■ What this task involves:
Could you transcribe the material below exactly, without leaving out a single line?

────────

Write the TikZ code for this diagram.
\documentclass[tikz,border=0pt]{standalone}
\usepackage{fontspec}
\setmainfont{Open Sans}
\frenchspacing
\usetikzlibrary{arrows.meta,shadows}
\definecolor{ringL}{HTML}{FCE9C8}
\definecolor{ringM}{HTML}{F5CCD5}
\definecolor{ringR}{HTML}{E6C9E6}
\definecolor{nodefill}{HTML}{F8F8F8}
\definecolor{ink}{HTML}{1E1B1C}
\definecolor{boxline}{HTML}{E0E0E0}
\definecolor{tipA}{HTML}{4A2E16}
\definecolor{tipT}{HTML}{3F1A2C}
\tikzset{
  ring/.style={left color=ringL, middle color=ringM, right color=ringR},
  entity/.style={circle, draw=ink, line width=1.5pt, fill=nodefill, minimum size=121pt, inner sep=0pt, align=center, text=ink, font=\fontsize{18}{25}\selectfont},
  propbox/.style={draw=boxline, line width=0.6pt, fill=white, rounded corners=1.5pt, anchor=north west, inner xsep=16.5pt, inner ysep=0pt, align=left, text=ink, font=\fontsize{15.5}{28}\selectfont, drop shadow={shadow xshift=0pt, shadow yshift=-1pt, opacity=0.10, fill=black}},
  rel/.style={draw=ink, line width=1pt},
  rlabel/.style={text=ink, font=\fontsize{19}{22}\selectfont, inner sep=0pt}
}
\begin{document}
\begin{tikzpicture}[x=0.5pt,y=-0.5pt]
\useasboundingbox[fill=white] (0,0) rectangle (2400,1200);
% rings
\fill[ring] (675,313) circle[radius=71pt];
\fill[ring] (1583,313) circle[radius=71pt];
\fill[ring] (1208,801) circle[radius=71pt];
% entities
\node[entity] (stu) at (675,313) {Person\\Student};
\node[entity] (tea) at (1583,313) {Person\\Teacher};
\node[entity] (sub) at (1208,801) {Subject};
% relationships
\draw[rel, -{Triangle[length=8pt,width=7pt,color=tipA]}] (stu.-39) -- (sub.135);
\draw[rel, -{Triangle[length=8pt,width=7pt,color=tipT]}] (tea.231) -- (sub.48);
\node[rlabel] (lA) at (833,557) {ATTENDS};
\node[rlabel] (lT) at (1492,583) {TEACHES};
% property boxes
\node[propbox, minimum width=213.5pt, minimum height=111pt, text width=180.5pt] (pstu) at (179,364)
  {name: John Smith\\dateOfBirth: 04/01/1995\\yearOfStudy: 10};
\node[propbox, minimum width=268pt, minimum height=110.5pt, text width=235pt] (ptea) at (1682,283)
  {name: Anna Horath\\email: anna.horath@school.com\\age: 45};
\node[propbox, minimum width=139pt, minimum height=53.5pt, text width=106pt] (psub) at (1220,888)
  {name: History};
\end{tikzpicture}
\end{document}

────────

■ Response for this exercise:
Write the TikZ code for this diagram.
\documentclass[tikz,border=0pt]{standalone}
\usepackage{fontspec}
\setmainfont{Open Sans}
\frenchspacing
\usetikzlibrary{arrows.meta,shadows}
\definecolor{ringL}{HTML}{FCE9C8}
\definecolor{ringM}{HTML}{F5CCD5}
\definecolor{ringR}{HTML}{E6C9E6}
\definecolor{nodefill}{HTML}{F8F8F8}
\definecolor{ink}{HTML}{1E1B1C}
\definecolor{boxline}{HTML}{E0E0E0}
\definecolor{tipA}{HTML}{4A2E16}
\definecolor{tipT}{HTML}{3F1A2C}
\tikzset{
  ring/.style={left color=ringL, middle color=ringM, right color=ringR},
  entity/.style={circle, draw=ink, line width=1.5pt, fill=nodefill, minimum size=121pt, inner sep=0pt, align=center, text=ink, font=\fontsize{18}{25}\selectfont},
  propbox/.style={draw=boxline, line width=0.6pt, fill=white, rounded corners=1.5pt, anchor=north west, inner xsep=16.5pt, inner ysep=0pt, align=left, text=ink, font=\fontsize{15.5}{28}\selectfont, drop shadow={shadow xshift=0pt, shadow yshift=-1pt, opacity=0.10, fill=black}},
  rel/.style={draw=ink, line width=1pt},
  rlabel/.style={text=ink, font=\fontsize{19}{22}\selectfont, inner sep=0pt}
}
\begin{document}
\begin{tikzpicture}[x=0.5pt,y=-0.5pt]
\useasboundingbox[fill=white] (0,0) rectangle (2400,1200);
% rings
\fill[ring] (675,313) circle[radius=71pt];
\fill[ring] (1583,313) circle[radius=71pt];
\fill[ring] (1208,801) circle[radius=71pt];
% entities
\node[entity] (stu) at (675,313) {Person\\Student};
\node[entity] (tea) at (1583,313) {Person\\Teacher};
\node[entity] (sub) at (1208,801) {Subject};
% relationships
\draw[rel, -{Triangle[length=8pt,width=7pt,color=tipA]}] (stu.-39) -- (sub.135);
\draw[rel, -{Triangle[length=8pt,width=7pt,color=tipT]}] (tea.231) -- (sub.48);
\node[rlabel] (lA) at (833,557) {ATTENDS};
\node[rlabel] (lT) at (1492,583) {TEACHES};
% property boxes
\node[propbox, minimum width=213.5pt, minimum height=111pt, text width=180.5pt] (pstu) at (179,364)
  {name: John Smith\\dateOfBirth: 04/01/1995\\yearOfStudy: 10};
\node[propbox, minimum width=268pt, minimum height=110.5pt, text width=235pt] (ptea) at (1682,283)
  {name: Anna Horath\\email: anna.horath@school.com\\age: 45};
\node[propbox, minimum width=139pt, minimum height=53.5pt, text width=106pt] (psub) at (1220,888)
  {name: History};
\end{tikzpicture}
\end{document}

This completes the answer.